I’ve been exploring the cool new CNTK (Computational Network Tool Kit) program. It was designed to do deep neural networks but the tool can also do logistic regression classification.
I did a couple of short experiments that are best explained with an image. The goal is to classify an arbitrary thing coded as 0 or 1, using two numeric values. When CNTK runs, after it calculates a magic prediction model, it spits out the error term for the test data. In this case the “0.11971580 * 4” means the average error across the four test items was 0.1197.
But nowhere could I find an accuracy — how many predictions did the model get correct? So I wrote a Python script to calculate accuracy.
One of the outputs of CNTK is a .p file that gives predicted probabilities. If a probability is less than 0.5 the prediction is class 0. If p >= 0.5 the prediction is class 1.
My Python script reads the four test file items, and peels off the actual class labels (0 or 1), and stores into a list. Then it reads the four p-values and stores into a second list.
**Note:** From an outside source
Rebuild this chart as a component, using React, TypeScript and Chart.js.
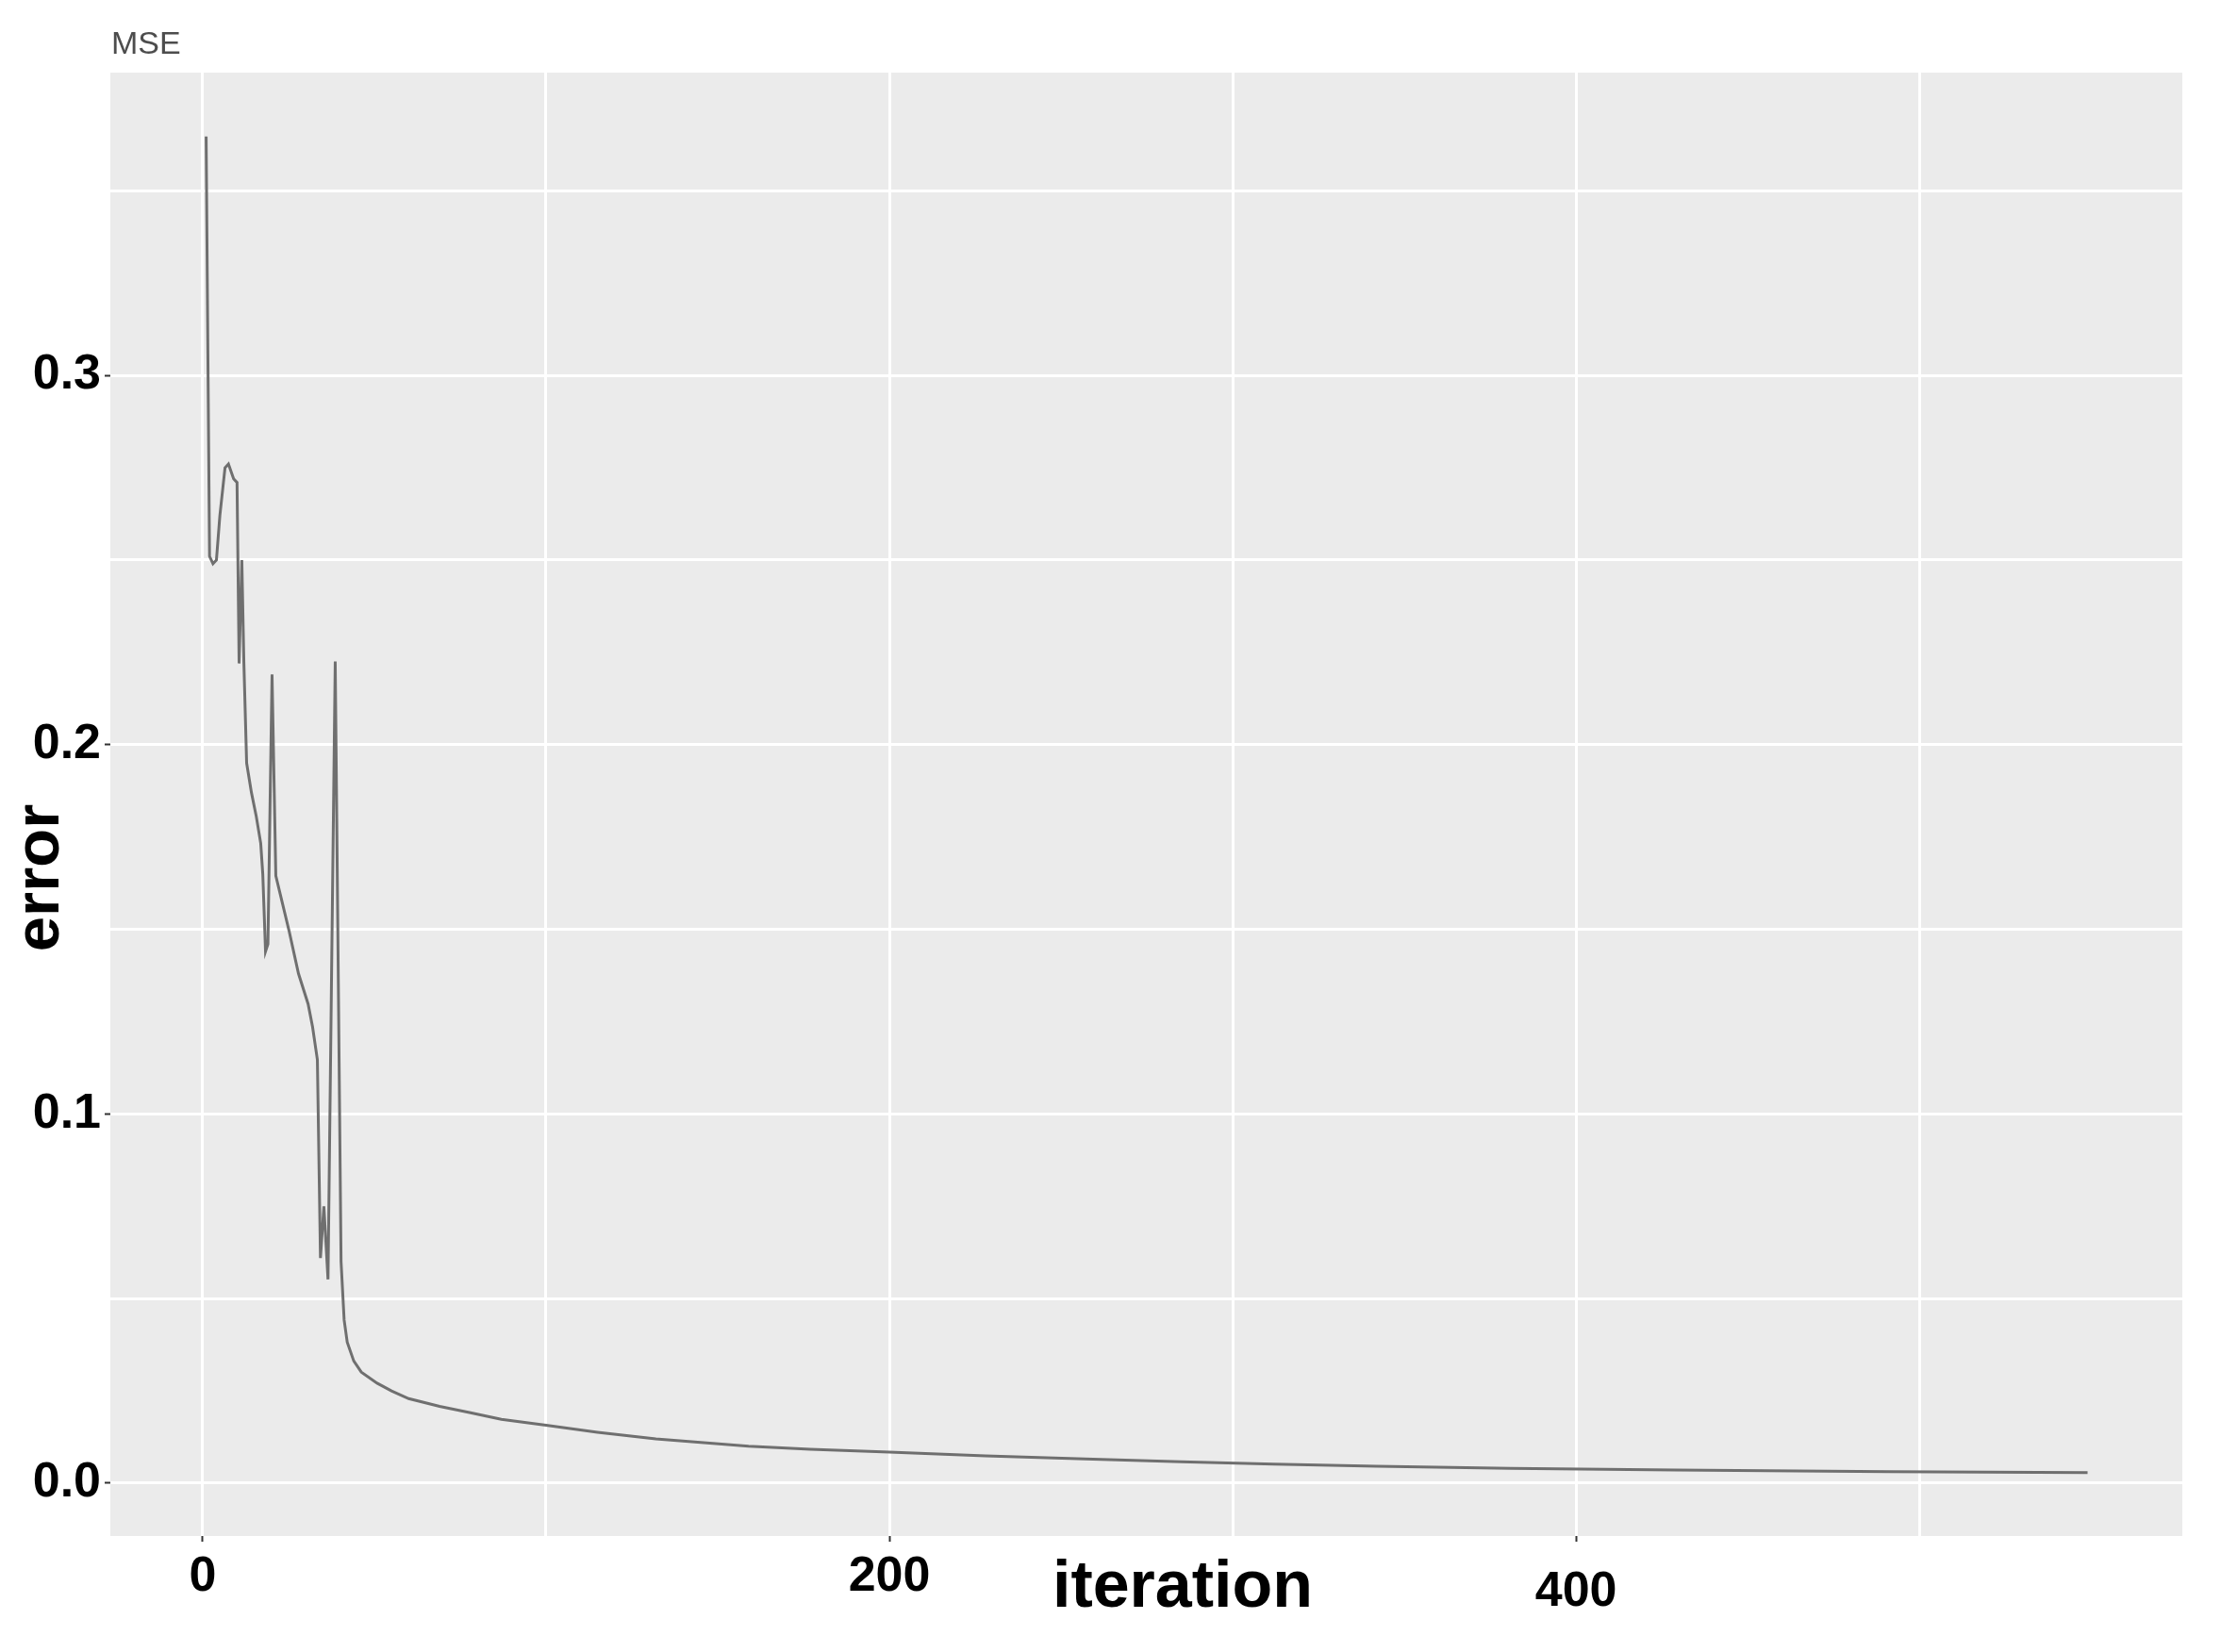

Then it walks through the two lists and calculates number correct predictions (if label == 0 and p = 0.5, or if label = 1 and p greater-than-or-equal 0.5).
As a useful side effect, my Python was a bit rusty and I noticed my accuracy-script had almost every key syntax item, so the script will make an excellent Python quick-reminder for the next time I have to write a script after being away from Python for a while.